The Lewis was designed by a U.S. Army officer and at first couldn’t get any love in the states but went on to be a crowd-pleaser overseas.
The Lewis light machine gun sprang from the mind of Col. Isaac Newton Lewis in 1911. Unable to make a deal with the Army here in the U.S., he shopped the innovative LMG overseas where it was produced by BSA and others. The USMC adopted them briefly and the Navy used some well into WWII, but most Lewis guns served in the militaries of allies rather than the Colonel’s own country.
Easily identifiable by its aluminum barrel-shroud and 47-round top-mounted pan magazine that rotates as it fires, the Germans nicknamed the Lewis “The Belgian Rattlesnake” when they heard it in action in 1914 with the Brits opposing them in Belgium.
In the end, more than 350,000 Lewis guns were made for a multitude of clients to include Belguim (in 7.65x53mm) Canada (in .303), the Netherlands (6.5x53mm), and Tsarist Russia (in 7.62x54R). Only about 10 percent of that total was bought by the U.S. Instead, American Doughboys went to the trenches of the Western Front armed with the almost universally disparaged French Chauchat.

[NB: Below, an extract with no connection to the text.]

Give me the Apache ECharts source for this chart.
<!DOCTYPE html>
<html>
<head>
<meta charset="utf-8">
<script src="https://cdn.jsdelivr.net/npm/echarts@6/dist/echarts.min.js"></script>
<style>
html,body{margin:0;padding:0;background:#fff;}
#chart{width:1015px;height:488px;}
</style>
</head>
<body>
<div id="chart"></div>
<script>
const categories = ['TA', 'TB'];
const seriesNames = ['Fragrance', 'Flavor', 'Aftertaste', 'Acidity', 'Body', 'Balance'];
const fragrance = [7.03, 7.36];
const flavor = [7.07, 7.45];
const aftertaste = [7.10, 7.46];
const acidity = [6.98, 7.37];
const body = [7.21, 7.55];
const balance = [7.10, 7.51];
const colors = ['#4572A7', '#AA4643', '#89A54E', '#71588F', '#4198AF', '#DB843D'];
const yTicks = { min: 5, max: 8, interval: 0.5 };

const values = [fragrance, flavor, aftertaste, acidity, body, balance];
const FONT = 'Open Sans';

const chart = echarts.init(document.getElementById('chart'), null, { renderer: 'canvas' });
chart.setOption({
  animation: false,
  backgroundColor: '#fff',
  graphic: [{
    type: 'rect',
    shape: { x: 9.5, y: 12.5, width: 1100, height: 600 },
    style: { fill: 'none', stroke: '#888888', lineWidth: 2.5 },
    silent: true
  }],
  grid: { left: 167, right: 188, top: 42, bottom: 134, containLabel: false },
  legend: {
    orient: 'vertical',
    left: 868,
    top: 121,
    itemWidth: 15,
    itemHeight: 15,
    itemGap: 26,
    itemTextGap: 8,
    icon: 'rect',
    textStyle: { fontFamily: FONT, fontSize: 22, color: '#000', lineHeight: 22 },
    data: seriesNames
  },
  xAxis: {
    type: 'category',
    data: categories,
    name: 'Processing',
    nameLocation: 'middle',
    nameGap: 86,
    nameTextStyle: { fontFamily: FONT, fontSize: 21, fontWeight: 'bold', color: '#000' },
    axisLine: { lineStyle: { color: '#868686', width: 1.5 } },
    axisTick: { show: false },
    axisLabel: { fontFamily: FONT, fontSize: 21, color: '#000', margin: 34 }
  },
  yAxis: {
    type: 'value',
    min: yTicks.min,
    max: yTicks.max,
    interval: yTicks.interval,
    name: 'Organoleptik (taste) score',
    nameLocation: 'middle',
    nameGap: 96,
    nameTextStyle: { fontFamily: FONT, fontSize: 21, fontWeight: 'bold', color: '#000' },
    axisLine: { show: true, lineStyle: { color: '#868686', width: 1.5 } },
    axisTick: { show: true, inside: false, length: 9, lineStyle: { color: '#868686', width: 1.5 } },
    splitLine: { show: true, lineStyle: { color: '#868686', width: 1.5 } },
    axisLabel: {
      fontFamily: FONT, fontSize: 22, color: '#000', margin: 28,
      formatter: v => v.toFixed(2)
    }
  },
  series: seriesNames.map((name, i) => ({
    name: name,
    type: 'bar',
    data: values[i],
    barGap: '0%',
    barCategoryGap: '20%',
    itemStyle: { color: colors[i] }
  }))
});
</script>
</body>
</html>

The rate of fire on a Lewis gun is 500 to 600 rounds-per-minute for as long as the magazine holds up.
The guns were popular in their day and served in ground support roles as well as in early aircraft and tanks. Weight was 28-pounds on the standard version while those used in aircraft mounts were lighter.
The Lewis used a rotating bolt and a long-stroke gas piston action.
While the Lewis continued to serve with British Commonwealth countries in WWII, the primary LMG of the U.S. military from the 1920s onward was the M1919 Browning, which is a story for another Friday.